Public sacrifices are here required so that the covenant people may recognize the need for continual gratitude and thanksgiving, and the necessity for obedience. Let us pray.

Our Father, give us grace that, mindful of thy mercies, we may present our bodies as a living sacrifice, that our lives may be lived in faithfulness to thee. We thank thee for thy mercies. We thank thee that, in a troubled world, there is a perfect plan that undergirds all things. Teach us, therefore, day by day, to take hands off our lives and to commit them into thy keeping. In Christ’s name. Amen. Are there any questions now about our lesson? Yes?

[Audience] Like you said, they did spend, they spent a lot of time on the sacrifices that they gave the Lord. They, you know, spotless, the whole bit, but what about the turtledoves, the pigeon, which were given?
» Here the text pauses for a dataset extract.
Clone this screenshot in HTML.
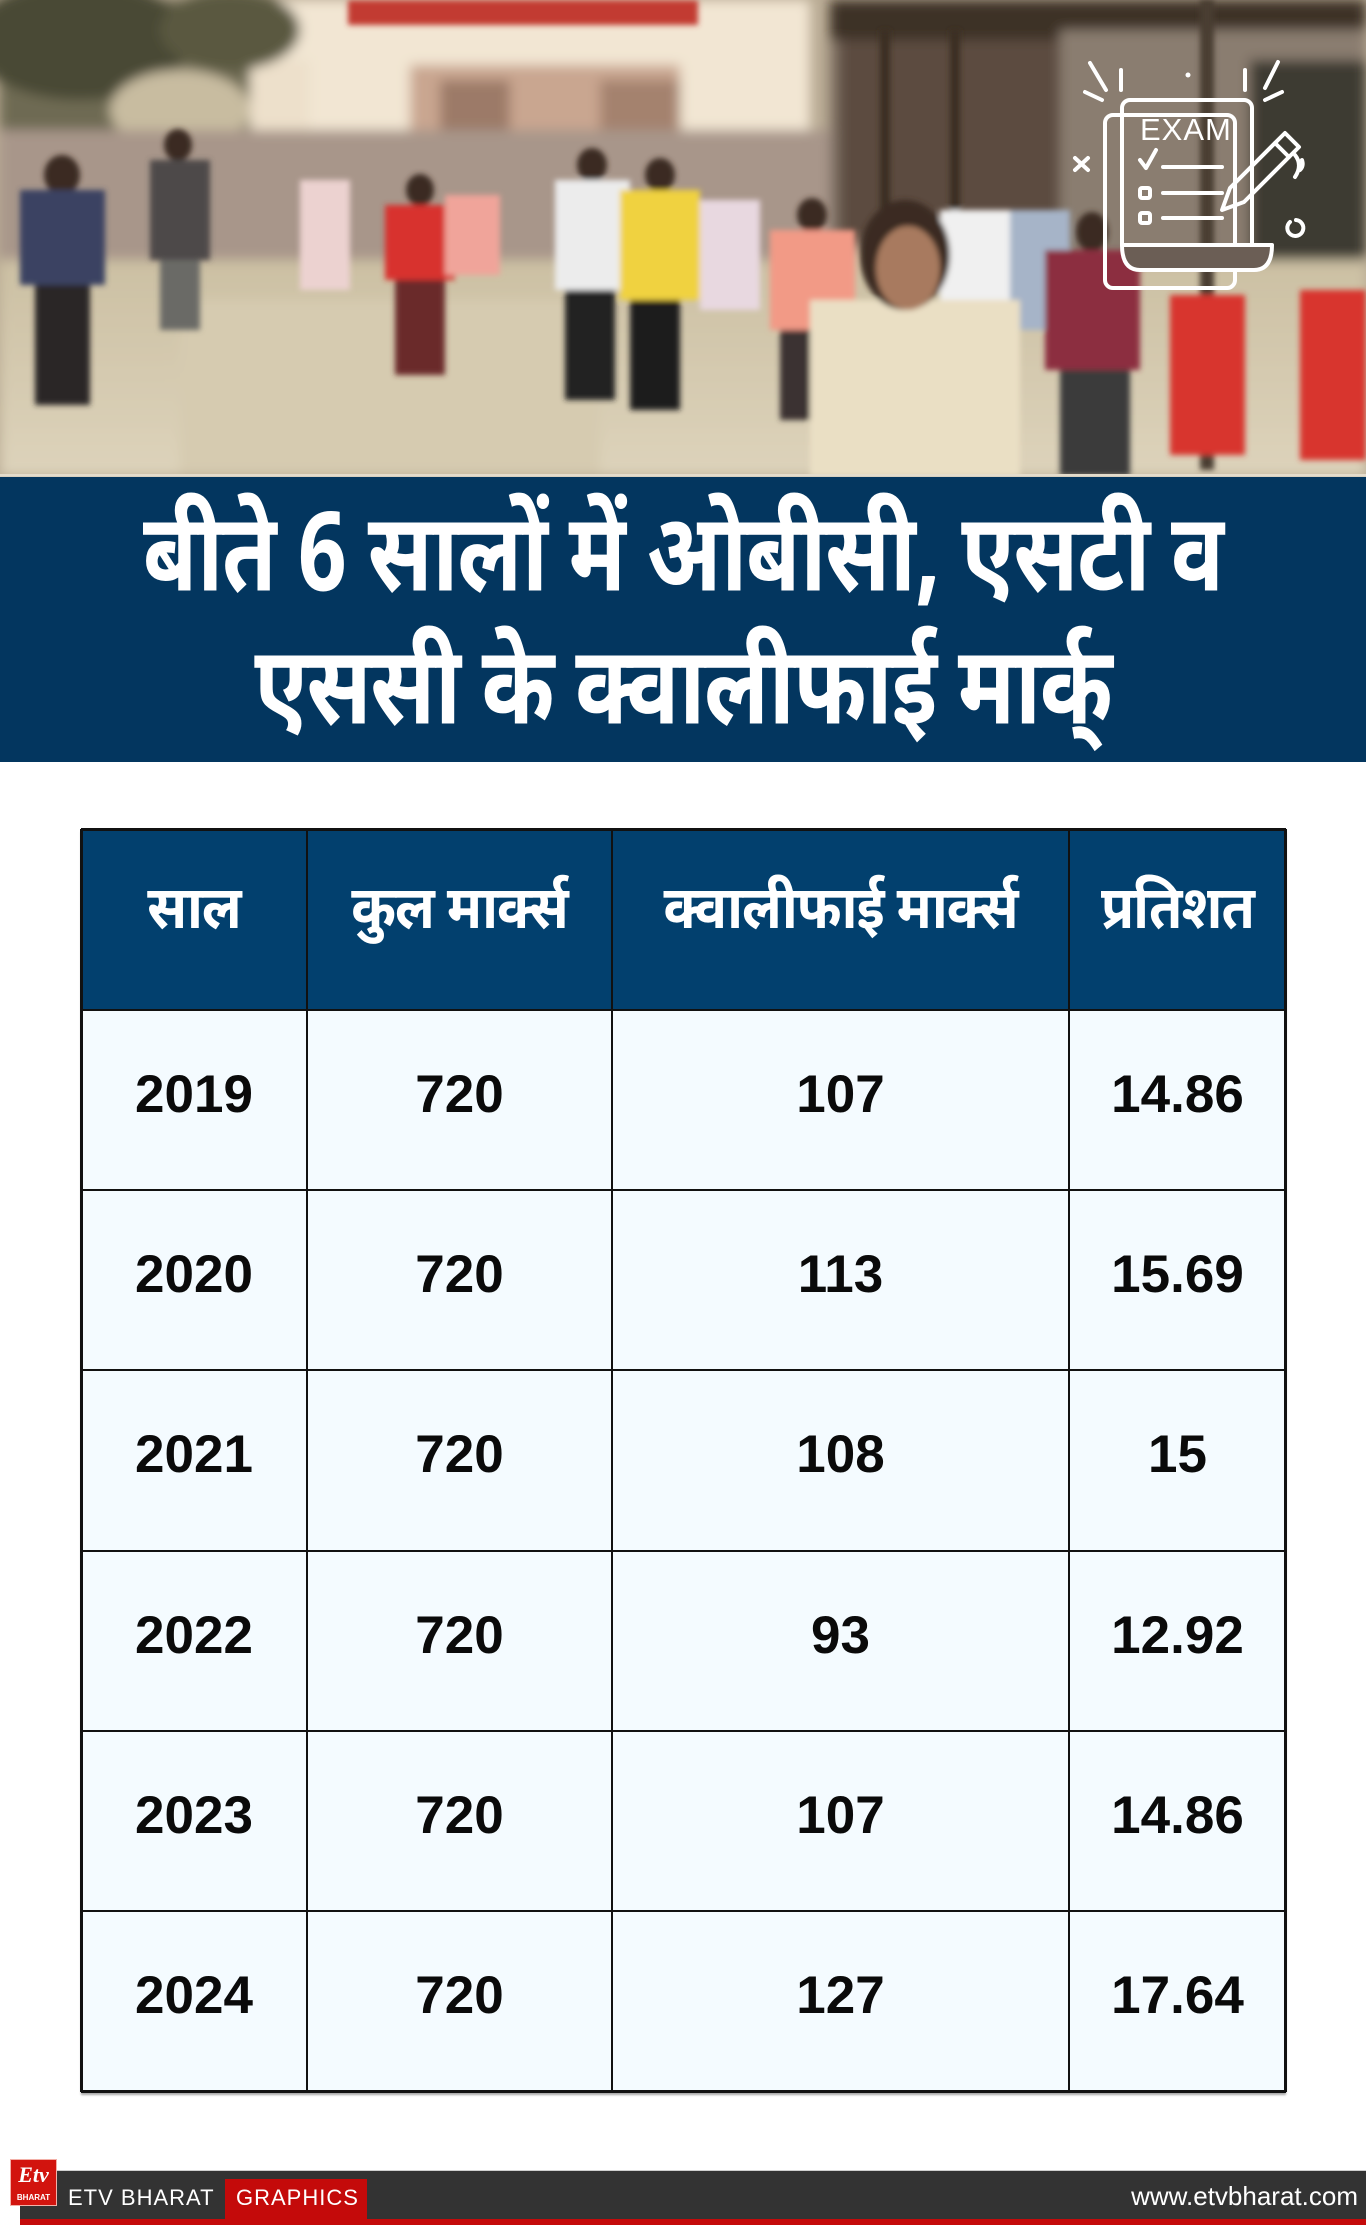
<!DOCTYPE html>
<html>
<head>
<meta charset="utf-8">
<style>
  html,body{margin:0;padding:0;}
  body{width:1366px;height:2228px;position:relative;background:#ffffff;overflow:hidden;
       font-family:"Liberation Sans", "Noto Sans Devanagari", "Lohit Devanagari", "FreeSans", "Noto Sans CJK SC", sans-serif;}
  .abs{position:absolute;}
  #photo{left:0;top:0;width:1366px;height:476px;}
  #band{left:0;top:476px;width:1366px;height:286px;background:#03365f;border-top:1px solid #d8d0c0;box-sizing:border-box;}
  .title{left:0;width:1366px;text-align:center;color:#fff;font-weight:bold;font-size:84px;white-space:nowrap;
         font-family:"Noto Sans Devanagari","Lohit Devanagari","FreeSans","Liberation Sans",sans-serif;letter-spacing:-1px;
         transform:scale(1.045,1.3);transform-origin:683px 60px;}
  .htxt{position:absolute;top:829px;height:181px;line-height:172px;text-align:center;color:#fff;font-weight:bold;font-size:54px;white-space:nowrap;
        font-family:"Noto Sans Devanagari","Lohit Devanagari","FreeSans","Liberation Sans",sans-serif;letter-spacing:-1px;}
  .htxt span{display:inline-block;transform:scaleY(1.1);}
  .hcell{position:absolute;top:829px;height:181px;background:#02406e;}
  .num{position:absolute;height:180px;line-height:170px;text-align:center;color:#0a0a0a;font-weight:bold;font-size:53px;font-family:"Liberation Sans",sans-serif;}
  .vl{position:absolute;top:829px;height:1263px;width:2px;background:#111;}
  .hl{position:absolute;left:81px;width:1205px;height:2px;background:#111;}
</style>
</head>
<body>

<!-- PHOTO -->
<svg id="photo" class="abs" width="1366" height="476" viewBox="0 0 1366 476" xmlns="http://www.w3.org/2000/svg">
  <defs>
    <filter id="bl" x="-10%" y="-10%" width="120%" height="120%"><feGaussianBlur stdDeviation="6"/></filter>
    <filter id="bl2" x="-10%" y="-10%" width="120%" height="120%"><feGaussianBlur stdDeviation="3"/></filter>
    <linearGradient id="gnd" x1="0" y1="0" x2="0" y2="1">
      <stop offset="0" stop-color="#cbbfa2"/>
      <stop offset="1" stop-color="#ddd3bb"/>
    </linearGradient>
  </defs>
  <rect x="0" y="0" width="1366" height="476" fill="#b9ab94"/>
  <g filter="url(#bl)">
    <rect x="0" y="250" width="1366" height="226" fill="url(#gnd)"/>
    <rect x="250" y="0" width="560" height="150" fill="#f2e6d3"/>
    <rect x="150" y="60" width="160" height="90" fill="#ede0cb"/>
    <rect x="410" y="65" width="270" height="75" fill="#c9a690"/>
    <rect x="440" y="80" width="70" height="60" fill="#9c7a68"/>
    <rect x="600" y="80" width="80" height="60" fill="#a4826e"/>
    <rect x="0" y="0" width="250" height="140" fill="#6e6a52"/>
    <ellipse cx="80" cy="40" rx="110" ry="60" fill="#4a4a36"/>
    <ellipse cx="230" cy="30" rx="70" ry="40" fill="#5a5840"/>
    <ellipse cx="180" cy="110" rx="70" ry="40" fill="#c8bca0"/>
    <rect x="830" y="0" width="536" height="250" fill="#7c6d60"/>
    <rect x="830" y="0" width="536" height="40" fill="#3d3027"/>
    <rect x="840" y="40" width="220" height="200" fill="#5c4c40"/>
    <rect x="1060" y="30" width="306" height="230" fill="#8a7d70"/>
    <rect x="1250" y="60" width="116" height="200" fill="#3e3a30"/>
    <rect x="0" y="130" width="830" height="130" fill="#a8968a"/>
    <rect x="180" y="300" width="420" height="176" fill="#d6cbb0"/>
  </g>
  <g filter="url(#bl2)">
    <rect x="348" y="0" width="350" height="25" fill="#c23a32"/>
    <rect x="880" y="30" width="10" height="240" fill="#3a2d22"/>
    <rect x="950" y="30" width="10" height="250" fill="#3a2d22"/>
    <rect x="1200" y="0" width="14" height="470" fill="#4a3c30"/>
    <ellipse cx="62" cy="175" rx="18" ry="20" fill="#3a2a22"/>
    <rect x="20" y="190" width="85" height="95" fill="#3b4262"/>
    <rect x="35" y="285" width="55" height="120" fill="#2c2626"/>
    <ellipse cx="178" cy="145" rx="14" ry="16" fill="#3a2a22"/>
    <rect x="150" y="160" width="60" height="100" fill="#4e4a4a"/>
    <rect x="160" y="260" width="40" height="70" fill="#6a6a66"/>
    <rect x="300" y="180" width="50" height="110" fill="#ecd2d0"/>
    <ellipse cx="420" cy="190" rx="14" ry="16" fill="#3a2a22"/>
    <rect x="385" y="205" width="70" height="75" fill="#d8322e"/>
    <rect x="395" y="280" width="50" height="95" fill="#6a2a2a"/>
    <rect x="445" y="195" width="55" height="80" fill="#f0a49a"/>
    <ellipse cx="592" cy="165" rx="15" ry="17" fill="#3a2a22"/>
    <rect x="555" y="180" width="75" height="110" fill="#ececec"/>
    <rect x="565" y="290" width="50" height="110" fill="#222"/>
    <ellipse cx="660" cy="175" rx="15" ry="17" fill="#3a2a22"/>
    <rect x="620" y="190" width="80" height="110" fill="#f0d240"/>
    <rect x="630" y="300" width="50" height="110" fill="#1e1e1e"/>
    <rect x="700" y="200" width="60" height="110" fill="#e8d8e0"/>
    <ellipse cx="812" cy="215" rx="15" ry="17" fill="#3a2a22"/>
    <rect x="770" y="230" width="85" height="100" fill="#f29a86"/>
    <rect x="780" y="330" width="60" height="90" fill="#3a3230"/>
    <rect x="940" y="210" width="70" height="110" fill="#f0f0f0"/>
    <rect x="1010" y="210" width="60" height="120" fill="#a6b4c8"/>
    <ellipse cx="1092" cy="232" rx="16" ry="20" fill="#3a2a22"/>
    <rect x="1045" y="250" width="95" height="120" fill="#8c2f40"/>
    <rect x="1060" y="370" width="70" height="106" fill="#3a3a3a"/>
    <rect x="1170" y="295" width="75" height="160" fill="#d8352e"/>
    <rect x="1300" y="290" width="66" height="170" fill="#d8352e"/>
    <rect x="810" y="300" width="210" height="176" fill="#eadfc4"/>
    <ellipse cx="905" cy="255" rx="45" ry="55" fill="#3a2a20"/>
    <ellipse cx="908" cy="268" rx="32" ry="42" fill="#a87a5e"/>
  </g>
  <!-- EXAM icon -->
  <g fill="none" stroke="#ffffff" stroke-width="4" stroke-linecap="round" stroke-linejoin="round">
    <rect x="1105" y="115" width="130" height="173" rx="8"/>
    <path d="M1122 245 V108 a8 8 0 0 1 8 -8 H1244 a8 8 0 0 1 8 8 V245"/>
    <path d="M1122 245 q0 25 18 25 H1254 q18 0 18 -25 Z" fill="#6b5e55" />
    <path d="M1140 160 l6 8 l10 -18"/>
    <line x1="1163" y1="167" x2="1222" y2="167"/>
    <rect x="1140" y="188" width="10" height="10" rx="2"/>
    <line x1="1163" y1="193" x2="1222" y2="193"/>
    <rect x="1140" y="213" width="10" height="10" rx="2"/>
    <line x1="1163" y1="218" x2="1222" y2="218"/>
    <path d="M1222 210 l8 -22 l55 -55 l14 14 l-55 55 z"/>
    <line x1="1275" y1="143" x2="1289" y2="157"/>
    <line x1="1090" y1="63" x2="1106" y2="90"/>
    <line x1="1085" y1="92" x2="1102" y2="100"/>
    <line x1="1121" y1="70" x2="1121" y2="90"/>
    <line x1="1245" y1="70" x2="1245" y2="90"/>
    <line x1="1278" y1="62" x2="1265" y2="88"/>
    <line x1="1282" y1="92" x2="1265" y2="100"/>
    <line x1="1075" y1="158" x2="1088" y2="170"/>
    <line x1="1088" y1="158" x2="1075" y2="170"/>
    <path d="M1295 155 q8 10 0 22"/>
    <path d="M1300 170 q4 -4 2 -10"/>
    <path d="M1290 222 a8 8 0 1 0 6 -2"/>
  </g>
  <circle cx="1188" cy="75" r="2.5" fill="#fff"/>
  <text x="1140" y="140" fill="#ffffff" font-family="Liberation Sans, sans-serif" font-size="31" letter-spacing="1">EXAM</text>
  <rect x="0" y="474" width="1366" height="2" fill="#e4dccc"/>
</svg>

<!-- TITLE BAND -->
<div id="band" class="abs"></div>
<div class="abs title" style="top:506px;height:120px;line-height:120px;">बीते 6 सालों में ओबीसी, एसटी व</div>
<div class="abs title" style="top:639px;height:120px;line-height:120px;">एससी के क्वालीफाई मार्क्</div>

<!-- TABLE -->
<div class="abs" style="left:81px;top:829px;width:1205px;height:1263px;background:#f4fbff;box-shadow:0 3px 2px rgba(0,0,0,0.35);"></div>
<div class="hcell" style="left:81px;width:1205px;"></div>

<div class="htxt" style="left:81px;width:226px;"><span>साल</span></div>
<div class="htxt" style="left:307px;width:305px;"><span>कुल मार्क्स</span></div>
<div class="htxt" style="left:612px;width:457px;"><span>क्वालीफाई मार्क्स</span></div>
<div class="htxt" style="left:1069px;width:217px;"><span>प्रतिशत</span></div>

<div class="vl" style="left:80px;width:3px;"></div>
<div class="vl" style="left:306px;"></div>
<div class="vl" style="left:611px;"></div>
<div class="vl" style="left:1068px;"></div>
<div class="vl" style="left:1284px;width:3px;"></div>
<div class="hl" style="top:828px;height:3px;"></div>
<div class="hl" style="top:1009px;"></div>
<div class="hl" style="top:1189px;"></div>
<div class="hl" style="top:1369px;"></div>
<div class="hl" style="top:1550px;"></div>
<div class="hl" style="top:1730px;"></div>
<div class="hl" style="top:1910px;"></div>
<div class="hl" style="top:2090px;height:3px;"></div>

<div class="num" style="left:81px;width:226px;top:1010px;">2019</div>
<div class="num" style="left:307px;width:305px;top:1010px;">720</div>
<div class="num" style="left:612px;width:457px;top:1010px;">107</div>
<div class="num" style="left:1069px;width:217px;top:1010px;">14.86</div>

<div class="num" style="left:81px;width:226px;top:1190px;">2020</div>
<div class="num" style="left:307px;width:305px;top:1190px;">720</div>
<div class="num" style="left:612px;width:457px;top:1190px;">113</div>
<div class="num" style="left:1069px;width:217px;top:1190px;">15.69</div>

<div class="num" style="left:81px;width:226px;top:1370px;">2021</div>
<div class="num" style="left:307px;width:305px;top:1370px;">720</div>
<div class="num" style="left:612px;width:457px;top:1370px;">108</div>
<div class="num" style="left:1069px;width:217px;top:1370px;">15</div>

<div class="num" style="left:81px;width:226px;top:1551px;">2022</div>
<div class="num" style="left:307px;width:305px;top:1551px;">720</div>
<div class="num" style="left:612px;width:457px;top:1551px;">93</div>
<div class="num" style="left:1069px;width:217px;top:1551px;">12.92</div>

<div class="num" style="left:81px;width:226px;top:1731px;">2023</div>
<div class="num" style="left:307px;width:305px;top:1731px;">720</div>
<div class="num" style="left:612px;width:457px;top:1731px;">107</div>
<div class="num" style="left:1069px;width:217px;top:1731px;">14.86</div>

<div class="num" style="left:81px;width:226px;top:1911px;">2024</div>
<div class="num" style="left:307px;width:305px;top:1911px;">720</div>
<div class="num" style="left:612px;width:457px;top:1911px;">127</div>
<div class="num" style="left:1069px;width:217px;top:1911px;">17.64</div>

<!-- FOOTER -->
<div class="abs" style="left:20px;top:2170px;width:1346px;height:1px;background:#cfcfcf;"></div>
<div class="abs" style="left:20px;top:2171px;width:1346px;height:48px;background:#333333;"></div>
<div class="abs" style="left:20px;top:2219px;width:1346px;height:6px;background:#c40a0a;"></div>
<div class="abs" style="left:225px;top:2179px;width:142px;height:40px;background:#c40a0a;"></div>
<div class="abs" style="left:68px;top:2183px;height:30px;line-height:30px;color:#fff;font-size:22px;letter-spacing:1px;font-family:'Liberation Sans',sans-serif;">ETV BHARAT</div>
<div class="abs" style="left:236px;top:2183px;height:30px;line-height:30px;color:#fff;font-size:22px;letter-spacing:1px;font-family:'Liberation Sans',sans-serif;">GRAPHICS</div>
<div class="abs" style="right:8px;top:2181px;height:30px;line-height:30px;color:#fff;font-size:26px;font-family:'Liberation Sans',sans-serif;">www.etvbharat.com</div>
<div class="abs" style="left:10px;top:2159px;width:47px;height:47px;background:#d2140e;border:1px solid #f3b0a8;box-sizing:border-box;"></div>
<div class="abs" style="left:12px;top:2160px;width:43px;height:30px;line-height:30px;text-align:center;color:#fff;font-size:22px;font-style:italic;font-weight:bold;font-family:'Liberation Serif',serif;">Etv</div>
<div class="abs" style="left:12px;top:2193px;width:43px;height:10px;line-height:10px;text-align:center;color:#fff;font-size:8px;font-weight:bold;font-family:'Liberation Sans',sans-serif;">BHARAT</div>

</body>
</html>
Was that because of the people that were poor?

[Rushdoony] Yes, but those were reared, you see. In other words, this was something that was not caught, but reared. Yes?

[Audience] The B.C.E., I saw it referred to as Before Common Era.

[Rushdoony] Yes, you’re right. That’s the correct interpretation.

[Audience] And it’s been adopted even by Notre Dame and other groups, and I think it’s part of the general destruction of history.

[Rushdoony] Yes, it is emphatically aimed on that. It has been a part of pressure, and groups like the Notre Dame University press have submitted to it, and others increasingly are doing so. So, it is a part of a consistent effort, just as with Christmas decorations, the word “Christmas” is abolished. So, too, in dating, this is increasingly the factor. It is interesting that one of our recent presidents, Gerald Ford, was for all his years in congress, a paid lobbyist as well, for a group to alter the calendar totally, and a book was published about that some years ago, about the time he first took office as president.

[Audience] What was it that he altered to?

[Rushdoony] It was to be altered in terms of a business calendar, making the months come out more even, and so that a man would not be paid unevenly, say, a full month’s pay for twenty-eight days in February and thirty-one days in another month. It was totally in terms of a calendar that would have a business efficiency, and the Christian element would be eliminated. Yes?

[Audience] Would you mind reading Exodus 32:9-14?

[Rushdoony] “And the Lord said unto Moses, I have seen this people, and, behold, it is a stiffnecked people: now therefore let me alone, that my wrath may wax hot against them, and that I may consume them: and I will make of thee a great nation. And Moses besought the Lord his God, and said, Lord, why doth thy wrath wax hot against thy people, which thou hast brought forth out of the land of Egypt with great power, and with a mighty hand? Wherefore should the Egyptians speak, and say, For mischief did he bring them out, to slay them in the mountains, and to consume them from the face of the earth? Turn from thy fierce wrath, and repent of this evil against thy people. Remember Abraham, Isaac, and Israel, thy servants, to whom thou swarest by thine own self, and saidst unto them, I will multiply your seed as the stars of heaven, and all this land that I have spoken of will I give unto your seed, and they shall inherit it for ever. And the Lord repented of the evil which he thought to do unto his people.” Now, this is something that we meet with again and again; God’s anger and condemnation of Israel, from the time He delivers them to the time they enter the promised land, and Moses stands as an intercessor between them. What God makes clear in all of this is that Israel is the chosen people not because they are good, but because He is good, that it is entirely of His grace, that they deserved death at His hand, and they despised His mercy again and again. This finally led to the Babylonian captivity, and when they only went back to it when the captivity ended, then it led to the destruction of Jerusalem, and their destruction as a nation. So, it is a witness to the fact of God’s patience and what it tells us is that God saves them as He does all, out of His sovereign grace. Now, the word “repent” gives some people problems, but the meaning in Hebrew there is somewhat different from our word. So, in English we don’t have anything quite equivalent to the fact that God threatened to do it, to bring home their evil and His mercy, and then withdrew His threat.

[Audience] I resent the fact that Moses would tell God to repent. I resent the fact that the Lord repented of the evil. The evil? He does no evil. I’m only a layman. I have to read it and read it and take it literally, you know. I can’t, you know, I study . . .{?}

[Rushdoony] The evil that he cites is that God’s name would be reproached. Not that God was doing evil, but God would be evil spoken of by the Egyptians and the others. Any other questions or comments? If not, let us conclude with prayer.

Our Father, we thank thee for thy long suffering and patience. We thank thee also for the times of judgment. We pray that, as we move into the days of judgment in our time, we may look unto thee, obey thee, and be faithful unto thee that, by thy grace, we may see not the great shaking around us, but that which is unshakable thy power, thy mercy, and thy grace. And now go in peace. God the Father, God the Son, and God the Holy Ghost bless you and keep you, guide and protect you this day and always. Amen.